McDowell, who was born just a few miles away i n Portrush and is staying in the house he bought for his parents after his first European Tour win in 2002, has yet to record a top-10 finish this season.

The 37-year-old is on the verge of dropping out of the world’s top 100 for the first time since January 2008 and has yet to qualify for the Open but believes he is playing much better than such facts suggest.

“I always wish I could go back and play with a former version of myself just to see what I was like,” said the 2010 US Open champion, who also holed the winning putt in the Ryder Cup that year.

“I’d love a fourball with myself in 2010 and myself in 2000 when I came back from the States and had the summer I did (winning three major amateur titles) because I feel like I’m a better player sitting here than I was in 2010. However, results would argue otherwise.

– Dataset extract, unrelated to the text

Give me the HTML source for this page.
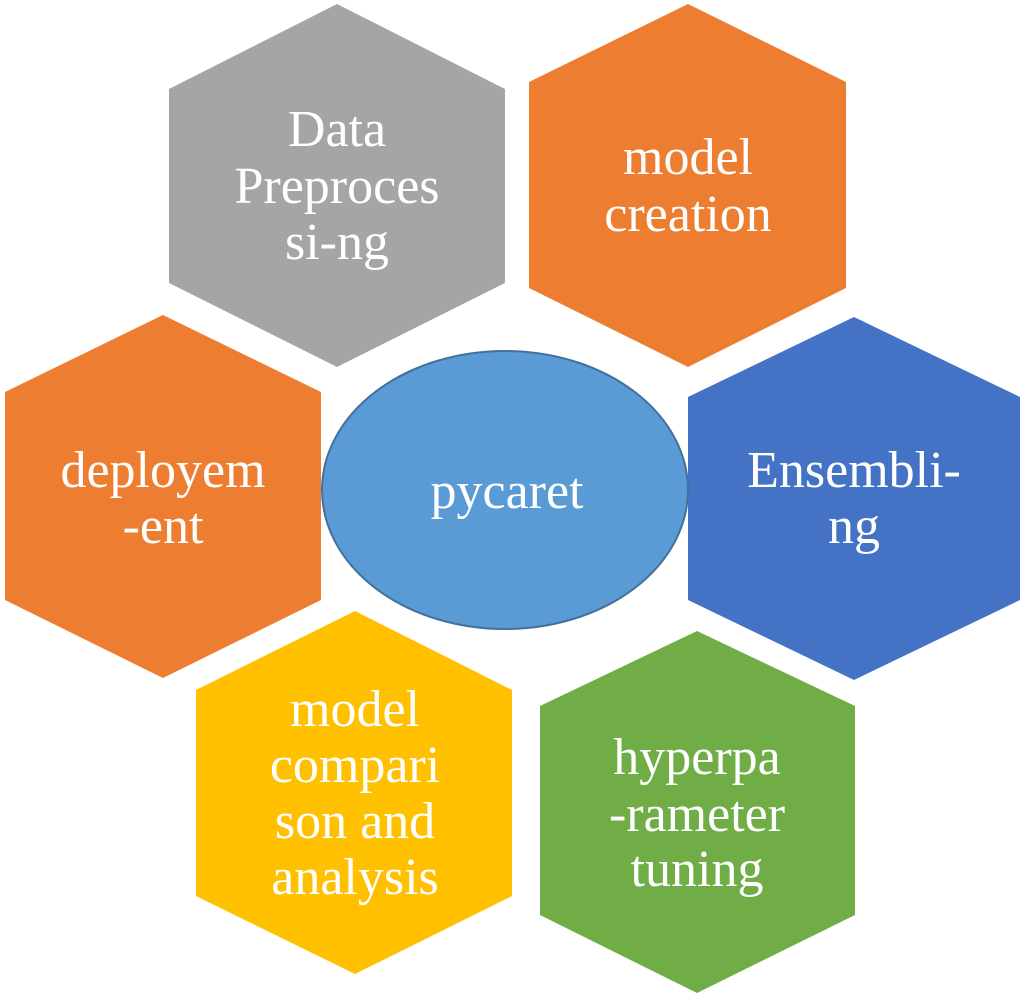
<!DOCTYPE html>
<html><head><meta charset="utf-8"><style>
html,body{margin:0;padding:0;background:#fff;}
svg{display:block}
text{font-family:"Liberation Serif",serif;font-size:52px;fill:#fff;text-anchor:middle}
</style></head><body>
<svg width="1024" height="998" viewBox="0 0 1024 998">
<polygon points="337,4 505,89 505,283 337,367 169,283 169,89" fill="#a5a5a5"/>
<polygon points="688,4 846,82 846,288 688,367 529,288 529,82" fill="#ed7d31"/>
<polygon points="163,315 321,392 321,600 163,678 5,600 5,392" fill="#ed7d31"/>
<polygon points="854,317 1020,397 1020,600 854,680 688,600 688,397" fill="#4472c4"/>
<polygon points="355,611 512,690 512,896 355,974 196,896 196,690" fill="#ffc000"/>
<polygon points="697,631 855,706 855,915 697,993 540,915 540,706" fill="#70ad47"/>
<ellipse cx="505" cy="490" rx="183" ry="139" fill="#5b9bd5" stroke="#41719c" stroke-width="2"/>
<text x="337" y="146">Data</text>
<text x="337" y="203">Preproces</text>
<text x="337" y="259">si-ng</text>
<text x="688" y="174">model</text>
<text x="688" y="231">creation</text>
<text x="163" y="487">deployem</text>
<text x="163" y="543">-ent</text>
<text x="507" y="508">pycaret</text>
<text x="854" y="487">Ensembli-</text>
<text x="854" y="543">ng</text>
<text x="355" y="726">model</text>
<text x="355" y="782">compari</text>
<text x="355" y="838">son and</text>
<text x="355" y="894">analysis</text>
<text x="697" y="774">hyperpa</text>
<text x="697" y="831">-rameter</text>
<text x="697" y="886">tuning</text>
</svg>
</body></html>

“I feel like I’m smarter and I know about the sport. Maybe that’s the problem. I think knowing too much about something can be dangerous. Certainly in the game of golf, knowledge can be a little scary, because you can’ un-know things, the scar tissue builds up. It’s an interestin­g game from that point of view.

“I’d love to go back and see what it was all about, when I was at my best and carefree, and certainly in 2010 things became awfully easy. I just ripped it down the middle, hit it on and knocked the putt in and just kept doing that.”